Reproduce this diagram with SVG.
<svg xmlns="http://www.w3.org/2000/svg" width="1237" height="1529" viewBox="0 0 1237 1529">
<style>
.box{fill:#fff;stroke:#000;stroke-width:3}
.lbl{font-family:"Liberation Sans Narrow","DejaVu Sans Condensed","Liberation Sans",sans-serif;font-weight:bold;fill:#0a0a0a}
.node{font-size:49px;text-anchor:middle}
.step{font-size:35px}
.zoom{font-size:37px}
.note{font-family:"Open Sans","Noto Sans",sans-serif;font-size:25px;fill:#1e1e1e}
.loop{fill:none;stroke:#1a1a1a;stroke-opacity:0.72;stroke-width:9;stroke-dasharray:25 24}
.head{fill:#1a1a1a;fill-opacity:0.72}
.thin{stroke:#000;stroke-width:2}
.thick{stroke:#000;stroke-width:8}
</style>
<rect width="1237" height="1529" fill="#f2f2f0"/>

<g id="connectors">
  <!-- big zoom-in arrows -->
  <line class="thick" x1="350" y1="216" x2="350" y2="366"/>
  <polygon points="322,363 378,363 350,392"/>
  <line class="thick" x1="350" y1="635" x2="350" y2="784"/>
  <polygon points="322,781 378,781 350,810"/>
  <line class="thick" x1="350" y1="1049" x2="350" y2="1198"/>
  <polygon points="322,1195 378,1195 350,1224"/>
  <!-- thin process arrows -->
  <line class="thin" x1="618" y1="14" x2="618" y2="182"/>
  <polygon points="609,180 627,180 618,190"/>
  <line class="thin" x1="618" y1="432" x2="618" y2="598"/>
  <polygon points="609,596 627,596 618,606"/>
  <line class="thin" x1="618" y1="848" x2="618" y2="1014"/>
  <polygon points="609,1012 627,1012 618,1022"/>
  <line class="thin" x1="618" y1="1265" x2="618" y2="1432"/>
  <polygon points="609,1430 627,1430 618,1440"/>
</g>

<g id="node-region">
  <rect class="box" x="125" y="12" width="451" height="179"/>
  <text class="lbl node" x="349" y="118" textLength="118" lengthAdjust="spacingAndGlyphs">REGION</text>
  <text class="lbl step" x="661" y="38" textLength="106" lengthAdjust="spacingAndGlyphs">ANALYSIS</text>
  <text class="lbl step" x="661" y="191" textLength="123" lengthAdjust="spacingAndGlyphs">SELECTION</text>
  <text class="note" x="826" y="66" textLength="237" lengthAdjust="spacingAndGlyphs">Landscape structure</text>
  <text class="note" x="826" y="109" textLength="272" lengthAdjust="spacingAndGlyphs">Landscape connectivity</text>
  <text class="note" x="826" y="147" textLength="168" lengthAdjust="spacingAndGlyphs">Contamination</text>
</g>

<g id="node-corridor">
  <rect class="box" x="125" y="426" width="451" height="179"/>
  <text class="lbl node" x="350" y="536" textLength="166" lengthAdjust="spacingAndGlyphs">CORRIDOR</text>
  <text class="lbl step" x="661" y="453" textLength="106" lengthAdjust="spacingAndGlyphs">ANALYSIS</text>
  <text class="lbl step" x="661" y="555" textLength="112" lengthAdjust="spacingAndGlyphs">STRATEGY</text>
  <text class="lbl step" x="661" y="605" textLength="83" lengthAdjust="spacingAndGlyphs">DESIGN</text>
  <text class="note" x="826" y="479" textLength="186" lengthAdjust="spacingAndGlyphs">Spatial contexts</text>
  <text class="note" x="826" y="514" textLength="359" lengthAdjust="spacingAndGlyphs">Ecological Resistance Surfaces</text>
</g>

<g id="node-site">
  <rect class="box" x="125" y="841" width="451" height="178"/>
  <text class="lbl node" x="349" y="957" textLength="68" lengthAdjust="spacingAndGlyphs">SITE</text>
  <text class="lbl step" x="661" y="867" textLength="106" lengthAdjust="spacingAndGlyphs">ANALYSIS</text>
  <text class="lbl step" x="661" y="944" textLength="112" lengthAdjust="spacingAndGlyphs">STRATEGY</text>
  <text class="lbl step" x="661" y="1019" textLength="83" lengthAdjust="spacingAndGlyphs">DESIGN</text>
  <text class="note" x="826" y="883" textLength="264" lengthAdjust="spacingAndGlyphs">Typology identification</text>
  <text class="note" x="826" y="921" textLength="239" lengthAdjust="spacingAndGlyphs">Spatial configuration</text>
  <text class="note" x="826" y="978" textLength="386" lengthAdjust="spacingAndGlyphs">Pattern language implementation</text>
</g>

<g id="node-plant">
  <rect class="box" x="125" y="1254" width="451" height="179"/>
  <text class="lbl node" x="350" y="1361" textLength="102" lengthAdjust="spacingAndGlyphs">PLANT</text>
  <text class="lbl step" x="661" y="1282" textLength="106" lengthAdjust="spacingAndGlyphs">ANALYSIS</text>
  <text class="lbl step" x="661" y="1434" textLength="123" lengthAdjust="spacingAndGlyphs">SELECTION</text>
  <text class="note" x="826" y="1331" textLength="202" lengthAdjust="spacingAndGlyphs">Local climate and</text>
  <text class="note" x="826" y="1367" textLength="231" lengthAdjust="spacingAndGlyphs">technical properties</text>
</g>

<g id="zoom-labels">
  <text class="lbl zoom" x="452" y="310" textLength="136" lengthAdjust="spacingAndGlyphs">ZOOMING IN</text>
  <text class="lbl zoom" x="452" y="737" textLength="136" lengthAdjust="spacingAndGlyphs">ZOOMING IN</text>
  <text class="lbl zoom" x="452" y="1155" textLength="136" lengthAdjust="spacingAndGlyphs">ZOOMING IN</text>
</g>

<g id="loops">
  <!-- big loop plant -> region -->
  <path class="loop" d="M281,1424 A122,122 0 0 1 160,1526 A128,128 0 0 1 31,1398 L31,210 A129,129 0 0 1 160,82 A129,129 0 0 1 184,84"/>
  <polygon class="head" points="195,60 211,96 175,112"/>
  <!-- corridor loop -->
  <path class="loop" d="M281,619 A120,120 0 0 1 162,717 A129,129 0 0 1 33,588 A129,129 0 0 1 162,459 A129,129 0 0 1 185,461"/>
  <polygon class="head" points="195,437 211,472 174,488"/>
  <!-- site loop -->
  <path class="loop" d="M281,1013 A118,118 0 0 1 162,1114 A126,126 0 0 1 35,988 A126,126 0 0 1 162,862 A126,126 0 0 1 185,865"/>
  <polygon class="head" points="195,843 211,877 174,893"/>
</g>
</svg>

==*==

▸ TASK INSTRUCTIONS
Give back the whole listing exactly as it reads.

▸ EXERCISE RESULT
Reproduce this diagram with SVG.
<svg xmlns="http://www.w3.org/2000/svg" width="1237" height="1529" viewBox="0 0 1237 1529">
<style>
.box{fill:#fff;stroke:#000;stroke-width:3}
.lbl{font-family:"Liberation Sans Narrow","DejaVu Sans Condensed","Liberation Sans",sans-serif;font-weight:bold;fill:#0a0a0a}
.node{font-size:49px;text-anchor:middle}
.step{font-size:35px}
.zoom{font-size:37px}
.note{font-family:"Open Sans","Noto Sans",sans-serif;font-size:25px;fill:#1e1e1e}
.loop{fill:none;stroke:#1a1a1a;stroke-opacity:0.72;stroke-width:9;stroke-dasharray:25 24}
.head{fill:#1a1a1a;fill-opacity:0.72}
.thin{stroke:#000;stroke-width:2}
.thick{stroke:#000;stroke-width:8}
</style>
<rect width="1237" height="1529" fill="#f2f2f0"/>

<g id="connectors">
  <!-- big zoom-in arrows -->
  <line class="thick" x1="350" y1="216" x2="350" y2="366"/>
  <polygon points="322,363 378,363 350,392"/>
  <line class="thick" x1="350" y1="635" x2="350" y2="784"/>
  <polygon points="322,781 378,781 350,810"/>
  <line class="thick" x1="350" y1="1049" x2="350" y2="1198"/>
  <polygon points="322,1195 378,1195 350,1224"/>
  <!-- thin process arrows -->
  <line class="thin" x1="618" y1="14" x2="618" y2="182"/>
  <polygon points="609,180 627,180 618,190"/>
  <line class="thin" x1="618" y1="432" x2="618" y2="598"/>
  <polygon points="609,596 627,596 618,606"/>
  <line class="thin" x1="618" y1="848" x2="618" y2="1014"/>
  <polygon points="609,1012 627,1012 618,1022"/>
  <line class="thin" x1="618" y1="1265" x2="618" y2="1432"/>
  <polygon points="609,1430 627,1430 618,1440"/>
</g>

<g id="node-region">
  <rect class="box" x="125" y="12" width="451" height="179"/>
  <text class="lbl node" x="349" y="118" textLength="118" lengthAdjust="spacingAndGlyphs">REGION</text>
  <text class="lbl step" x="661" y="38" textLength="106" lengthAdjust="spacingAndGlyphs">ANALYSIS</text>
  <text class="lbl step" x="661" y="191" textLength="123" lengthAdjust="spacingAndGlyphs">SELECTION</text>
  <text class="note" x="826" y="66" textLength="237" lengthAdjust="spacingAndGlyphs">Landscape structure</text>
  <text class="note" x="826" y="109" textLength="272" lengthAdjust="spacingAndGlyphs">Landscape connectivity</text>
  <text class="note" x="826" y="147" textLength="168" lengthAdjust="spacingAndGlyphs">Contamination</text>
</g>

<g id="node-corridor">
  <rect class="box" x="125" y="426" width="451" height="179"/>
  <text class="lbl node" x="350" y="536" textLength="166" lengthAdjust="spacingAndGlyphs">CORRIDOR</text>
  <text class="lbl step" x="661" y="453" textLength="106" lengthAdjust="spacingAndGlyphs">ANALYSIS</text>
  <text class="lbl step" x="661" y="555" textLength="112" lengthAdjust="spacingAndGlyphs">STRATEGY</text>
  <text class="lbl step" x="661" y="605" textLength="83" lengthAdjust="spacingAndGlyphs">DESIGN</text>
  <text class="note" x="826" y="479" textLength="186" lengthAdjust="spacingAndGlyphs">Spatial contexts</text>
  <text class="note" x="826" y="514" textLength="359" lengthAdjust="spacingAndGlyphs">Ecological Resistance Surfaces</text>
</g>

<g id="node-site">
  <rect class="box" x="125" y="841" width="451" height="178"/>
  <text class="lbl node" x="349" y="957" textLength="68" lengthAdjust="spacingAndGlyphs">SITE</text>
  <text class="lbl step" x="661" y="867" textLength="106" lengthAdjust="spacingAndGlyphs">ANALYSIS</text>
  <text class="lbl step" x="661" y="944" textLength="112" lengthAdjust="spacingAndGlyphs">STRATEGY</text>
  <text class="lbl step" x="661" y="1019" textLength="83" lengthAdjust="spacingAndGlyphs">DESIGN</text>
  <text class="note" x="826" y="883" textLength="264" lengthAdjust="spacingAndGlyphs">Typology identification</text>
  <text class="note" x="826" y="921" textLength="239" lengthAdjust="spacingAndGlyphs">Spatial configuration</text>
  <text class="note" x="826" y="978" textLength="386" lengthAdjust="spacingAndGlyphs">Pattern language implementation</text>
</g>

<g id="node-plant">
  <rect class="box" x="125" y="1254" width="451" height="179"/>
  <text class="lbl node" x="350" y="1361" textLength="102" lengthAdjust="spacingAndGlyphs">PLANT</text>
  <text class="lbl step" x="661" y="1282" textLength="106" lengthAdjust="spacingAndGlyphs">ANALYSIS</text>
  <text class="lbl step" x="661" y="1434" textLength="123" lengthAdjust="spacingAndGlyphs">SELECTION</text>
  <text class="note" x="826" y="1331" textLength="202" lengthAdjust="spacingAndGlyphs">Local climate and</text>
  <text class="note" x="826" y="1367" textLength="231" lengthAdjust="spacingAndGlyphs">technical properties</text>
</g>

<g id="zoom-labels">
  <text class="lbl zoom" x="452" y="310" textLength="136" lengthAdjust="spacingAndGlyphs">ZOOMING IN</text>
  <text class="lbl zoom" x="452" y="737" textLength="136" lengthAdjust="spacingAndGlyphs">ZOOMING IN</text>
  <text class="lbl zoom" x="452" y="1155" textLength="136" lengthAdjust="spacingAndGlyphs">ZOOMING IN</text>
</g>

<g id="loops">
  <!-- big loop plant -> region -->
  <path class="loop" d="M281,1424 A122,122 0 0 1 160,1526 A128,128 0 0 1 31,1398 L31,210 A129,129 0 0 1 160,82 A129,129 0 0 1 184,84"/>
  <polygon class="head" points="195,60 211,96 175,112"/>
  <!-- corridor loop -->
  <path class="loop" d="M281,619 A120,120 0 0 1 162,717 A129,129 0 0 1 33,588 A129,129 0 0 1 162,459 A129,129 0 0 1 185,461"/>
  <polygon class="head" points="195,437 211,472 174,488"/>
  <!-- site loop -->
  <path class="loop" d="M281,1013 A118,118 0 0 1 162,1114 A126,126 0 0 1 35,988 A126,126 0 0 1 162,862 A126,126 0 0 1 185,865"/>
  <polygon class="head" points="195,843 211,877 174,893"/>
</g>
</svg>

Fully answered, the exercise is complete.